■ Data excerpt ■
::::::::

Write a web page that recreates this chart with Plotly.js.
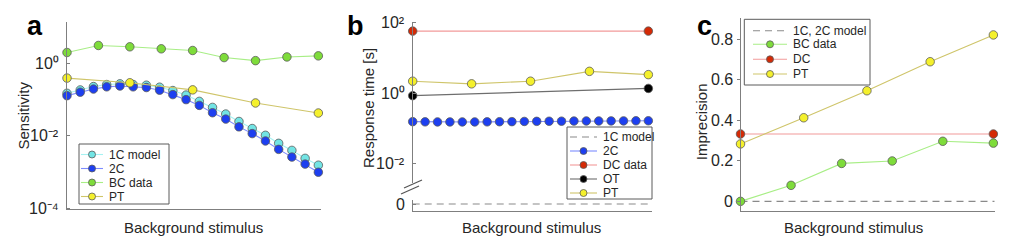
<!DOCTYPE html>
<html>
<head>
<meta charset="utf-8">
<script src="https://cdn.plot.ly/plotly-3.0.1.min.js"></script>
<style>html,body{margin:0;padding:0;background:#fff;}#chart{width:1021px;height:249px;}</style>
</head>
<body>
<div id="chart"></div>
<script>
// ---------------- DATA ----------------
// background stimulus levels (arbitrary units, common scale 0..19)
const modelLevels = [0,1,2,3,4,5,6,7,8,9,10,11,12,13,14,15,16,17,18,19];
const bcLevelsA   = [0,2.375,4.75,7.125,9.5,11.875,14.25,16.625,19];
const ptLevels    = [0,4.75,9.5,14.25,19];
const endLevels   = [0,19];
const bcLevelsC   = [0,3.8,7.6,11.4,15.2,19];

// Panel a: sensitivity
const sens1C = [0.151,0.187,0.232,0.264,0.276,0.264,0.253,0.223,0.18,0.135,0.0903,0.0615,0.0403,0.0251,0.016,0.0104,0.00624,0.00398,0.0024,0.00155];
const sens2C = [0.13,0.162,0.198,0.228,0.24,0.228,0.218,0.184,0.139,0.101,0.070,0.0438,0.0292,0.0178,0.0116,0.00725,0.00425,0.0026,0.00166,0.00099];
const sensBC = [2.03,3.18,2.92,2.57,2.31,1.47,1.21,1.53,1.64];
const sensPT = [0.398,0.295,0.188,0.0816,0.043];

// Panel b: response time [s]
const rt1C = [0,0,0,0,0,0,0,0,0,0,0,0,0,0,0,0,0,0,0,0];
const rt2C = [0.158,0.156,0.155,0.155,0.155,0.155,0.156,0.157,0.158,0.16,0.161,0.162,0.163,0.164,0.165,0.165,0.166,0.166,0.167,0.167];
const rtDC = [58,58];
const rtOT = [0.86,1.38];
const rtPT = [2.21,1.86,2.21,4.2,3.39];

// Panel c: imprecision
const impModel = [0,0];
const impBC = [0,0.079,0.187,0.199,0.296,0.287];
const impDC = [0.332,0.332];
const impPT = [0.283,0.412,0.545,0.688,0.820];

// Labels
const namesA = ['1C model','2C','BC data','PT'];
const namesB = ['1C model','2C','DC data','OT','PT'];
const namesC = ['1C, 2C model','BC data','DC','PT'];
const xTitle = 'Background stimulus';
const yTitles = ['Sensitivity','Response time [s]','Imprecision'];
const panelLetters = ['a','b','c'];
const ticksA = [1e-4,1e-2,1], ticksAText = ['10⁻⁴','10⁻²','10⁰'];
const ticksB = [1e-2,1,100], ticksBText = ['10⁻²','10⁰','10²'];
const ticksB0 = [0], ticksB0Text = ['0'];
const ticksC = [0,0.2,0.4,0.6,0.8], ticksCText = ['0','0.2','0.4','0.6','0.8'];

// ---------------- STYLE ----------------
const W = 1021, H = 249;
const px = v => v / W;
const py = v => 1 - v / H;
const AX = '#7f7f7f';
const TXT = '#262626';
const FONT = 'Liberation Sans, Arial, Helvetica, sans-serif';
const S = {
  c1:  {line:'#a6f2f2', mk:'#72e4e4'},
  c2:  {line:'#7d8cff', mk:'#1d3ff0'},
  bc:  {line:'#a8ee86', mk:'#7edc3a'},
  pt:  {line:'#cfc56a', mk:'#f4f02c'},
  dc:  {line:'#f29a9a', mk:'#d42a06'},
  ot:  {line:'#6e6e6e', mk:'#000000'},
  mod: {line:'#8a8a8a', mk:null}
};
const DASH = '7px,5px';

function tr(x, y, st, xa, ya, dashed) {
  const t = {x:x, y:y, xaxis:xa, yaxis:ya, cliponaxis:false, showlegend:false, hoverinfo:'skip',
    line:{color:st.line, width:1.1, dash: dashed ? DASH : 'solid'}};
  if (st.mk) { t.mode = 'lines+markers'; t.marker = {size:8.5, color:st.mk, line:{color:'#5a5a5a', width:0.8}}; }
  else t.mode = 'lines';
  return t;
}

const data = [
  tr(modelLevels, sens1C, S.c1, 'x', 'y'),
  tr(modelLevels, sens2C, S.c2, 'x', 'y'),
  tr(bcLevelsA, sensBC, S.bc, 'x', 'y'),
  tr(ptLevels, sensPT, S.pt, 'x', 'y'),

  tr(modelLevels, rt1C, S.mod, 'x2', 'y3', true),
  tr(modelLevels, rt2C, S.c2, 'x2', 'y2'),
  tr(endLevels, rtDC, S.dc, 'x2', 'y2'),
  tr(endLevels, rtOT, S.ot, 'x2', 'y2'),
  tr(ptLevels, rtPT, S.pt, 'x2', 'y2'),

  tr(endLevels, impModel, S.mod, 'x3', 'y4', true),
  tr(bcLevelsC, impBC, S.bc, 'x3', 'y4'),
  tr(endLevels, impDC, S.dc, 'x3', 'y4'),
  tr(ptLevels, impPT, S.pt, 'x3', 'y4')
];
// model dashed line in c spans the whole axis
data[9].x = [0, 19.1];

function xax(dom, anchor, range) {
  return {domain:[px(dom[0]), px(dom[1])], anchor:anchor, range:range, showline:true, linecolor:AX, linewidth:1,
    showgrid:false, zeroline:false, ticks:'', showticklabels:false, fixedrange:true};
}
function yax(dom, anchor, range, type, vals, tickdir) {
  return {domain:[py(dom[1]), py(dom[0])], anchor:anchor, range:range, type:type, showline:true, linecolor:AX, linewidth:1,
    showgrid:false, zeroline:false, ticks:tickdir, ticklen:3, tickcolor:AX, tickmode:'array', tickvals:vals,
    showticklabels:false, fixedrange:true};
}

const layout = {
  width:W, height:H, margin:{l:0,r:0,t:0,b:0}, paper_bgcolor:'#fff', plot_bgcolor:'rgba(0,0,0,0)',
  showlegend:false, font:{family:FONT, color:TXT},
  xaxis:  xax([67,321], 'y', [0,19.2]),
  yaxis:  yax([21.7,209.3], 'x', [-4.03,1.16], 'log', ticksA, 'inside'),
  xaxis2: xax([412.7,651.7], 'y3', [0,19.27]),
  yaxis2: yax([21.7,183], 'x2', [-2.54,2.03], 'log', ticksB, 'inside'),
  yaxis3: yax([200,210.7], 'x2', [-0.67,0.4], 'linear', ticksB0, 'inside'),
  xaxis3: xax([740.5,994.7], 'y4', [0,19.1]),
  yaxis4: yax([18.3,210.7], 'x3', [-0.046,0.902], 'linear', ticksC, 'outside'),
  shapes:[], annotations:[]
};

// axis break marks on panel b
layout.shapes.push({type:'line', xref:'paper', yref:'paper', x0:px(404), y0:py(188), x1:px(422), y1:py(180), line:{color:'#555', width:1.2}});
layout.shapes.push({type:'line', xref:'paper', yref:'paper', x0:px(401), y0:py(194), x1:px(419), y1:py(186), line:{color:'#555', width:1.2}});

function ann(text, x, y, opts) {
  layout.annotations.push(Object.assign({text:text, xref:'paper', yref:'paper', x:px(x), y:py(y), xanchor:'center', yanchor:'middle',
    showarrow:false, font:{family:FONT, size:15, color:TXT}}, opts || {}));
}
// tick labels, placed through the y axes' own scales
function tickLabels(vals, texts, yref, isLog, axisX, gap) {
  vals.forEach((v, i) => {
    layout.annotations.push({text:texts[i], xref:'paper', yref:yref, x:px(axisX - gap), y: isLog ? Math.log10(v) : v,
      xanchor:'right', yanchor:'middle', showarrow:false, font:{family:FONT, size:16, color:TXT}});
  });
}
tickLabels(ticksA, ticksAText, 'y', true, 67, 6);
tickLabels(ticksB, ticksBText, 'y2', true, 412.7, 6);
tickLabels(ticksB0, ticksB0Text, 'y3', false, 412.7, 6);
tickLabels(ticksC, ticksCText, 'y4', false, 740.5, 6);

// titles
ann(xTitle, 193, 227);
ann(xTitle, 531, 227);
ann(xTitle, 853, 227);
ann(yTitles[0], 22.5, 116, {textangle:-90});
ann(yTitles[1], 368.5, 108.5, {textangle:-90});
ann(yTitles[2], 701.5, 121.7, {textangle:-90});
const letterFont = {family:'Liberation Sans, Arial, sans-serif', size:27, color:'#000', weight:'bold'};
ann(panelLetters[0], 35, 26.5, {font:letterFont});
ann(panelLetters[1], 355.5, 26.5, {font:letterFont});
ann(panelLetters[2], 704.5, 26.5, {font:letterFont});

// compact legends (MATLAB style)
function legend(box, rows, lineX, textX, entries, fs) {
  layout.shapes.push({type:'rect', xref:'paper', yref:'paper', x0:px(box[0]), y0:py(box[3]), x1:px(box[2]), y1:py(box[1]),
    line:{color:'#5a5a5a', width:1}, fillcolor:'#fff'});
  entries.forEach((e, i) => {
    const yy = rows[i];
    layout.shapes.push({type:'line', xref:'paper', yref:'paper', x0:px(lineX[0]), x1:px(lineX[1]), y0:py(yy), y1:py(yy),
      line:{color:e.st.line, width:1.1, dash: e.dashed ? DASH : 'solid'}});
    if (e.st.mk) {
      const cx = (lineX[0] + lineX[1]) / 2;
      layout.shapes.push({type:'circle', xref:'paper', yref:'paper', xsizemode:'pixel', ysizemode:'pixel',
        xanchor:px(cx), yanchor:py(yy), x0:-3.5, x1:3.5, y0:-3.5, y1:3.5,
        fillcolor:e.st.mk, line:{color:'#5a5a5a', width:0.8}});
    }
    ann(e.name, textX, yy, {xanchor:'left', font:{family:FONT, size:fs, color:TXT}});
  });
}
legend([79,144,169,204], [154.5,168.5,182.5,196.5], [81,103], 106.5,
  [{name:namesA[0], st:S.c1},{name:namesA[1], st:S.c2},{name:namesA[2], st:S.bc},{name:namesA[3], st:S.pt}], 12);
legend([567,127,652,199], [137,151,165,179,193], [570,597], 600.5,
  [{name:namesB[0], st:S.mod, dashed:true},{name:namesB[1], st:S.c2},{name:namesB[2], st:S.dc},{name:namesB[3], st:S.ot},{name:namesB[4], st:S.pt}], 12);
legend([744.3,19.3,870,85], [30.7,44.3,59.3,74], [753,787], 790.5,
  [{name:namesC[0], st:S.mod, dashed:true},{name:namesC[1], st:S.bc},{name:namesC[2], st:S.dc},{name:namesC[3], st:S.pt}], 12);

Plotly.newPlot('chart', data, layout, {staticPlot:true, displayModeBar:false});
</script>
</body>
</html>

::::::::

■ The task ■
Starting at the top of the listing above, please restate word for word each line up to and including the one that holds "const impPT = [0.283,0.412,0.545,0.688,0.820];", omitting every image.

■ Result for this task ■
Write a web page that recreates this chart with Plotly.js.
<!DOCTYPE html>
<html>
<head>
<meta charset="utf-8">
<script src="https://cdn.plot.ly/plotly-3.0.1.min.js"></script>
<style>html,body{margin:0;padding:0;background:#fff;}#chart{width:1021px;height:249px;}</style>
</head>
<body>
<div id="chart"></div>
<script>
// ---------------- DATA ----------------
// background stimulus levels (arbitrary units, common scale 0..19)
const modelLevels = [0,1,2,3,4,5,6,7,8,9,10,11,12,13,14,15,16,17,18,19];
const bcLevelsA   = [0,2.375,4.75,7.125,9.5,11.875,14.25,16.625,19];
const ptLevels    = [0,4.75,9.5,14.25,19];
const endLevels   = [0,19];
const bcLevelsC   = [0,3.8,7.6,11.4,15.2,19];

// Panel a: sensitivity
const sens1C = [0.151,0.187,0.232,0.264,0.276,0.264,0.253,0.223,0.18,0.135,0.0903,0.0615,0.0403,0.0251,0.016,0.0104,0.00624,0.00398,0.0024,0.00155];
const sens2C = [0.13,0.162,0.198,0.228,0.24,0.228,0.218,0.184,0.139,0.101,0.070,0.0438,0.0292,0.0178,0.0116,0.00725,0.00425,0.0026,0.00166,0.00099];
const sensBC = [2.03,3.18,2.92,2.57,2.31,1.47,1.21,1.53,1.64];
const sensPT = [0.398,0.295,0.188,0.0816,0.043];

// Panel b: response time [s]
const rt1C = [0,0,0,0,0,0,0,0,0,0,0,0,0,0,0,0,0,0,0,0];
const rt2C = [0.158,0.156,0.155,0.155,0.155,0.155,0.156,0.157,0.158,0.16,0.161,0.162,0.163,0.164,0.165,0.165,0.166,0.166,0.167,0.167];
const rtDC = [58,58];
const rtOT = [0.86,1.38];
const rtPT = [2.21,1.86,2.21,4.2,3.39];

// Panel c: imprecision
const impModel = [0,0];
const impBC = [0,0.079,0.187,0.199,0.296,0.287];
const impDC = [0.332,0.332];
const impPT = [0.283,0.412,0.545,0.688,0.820];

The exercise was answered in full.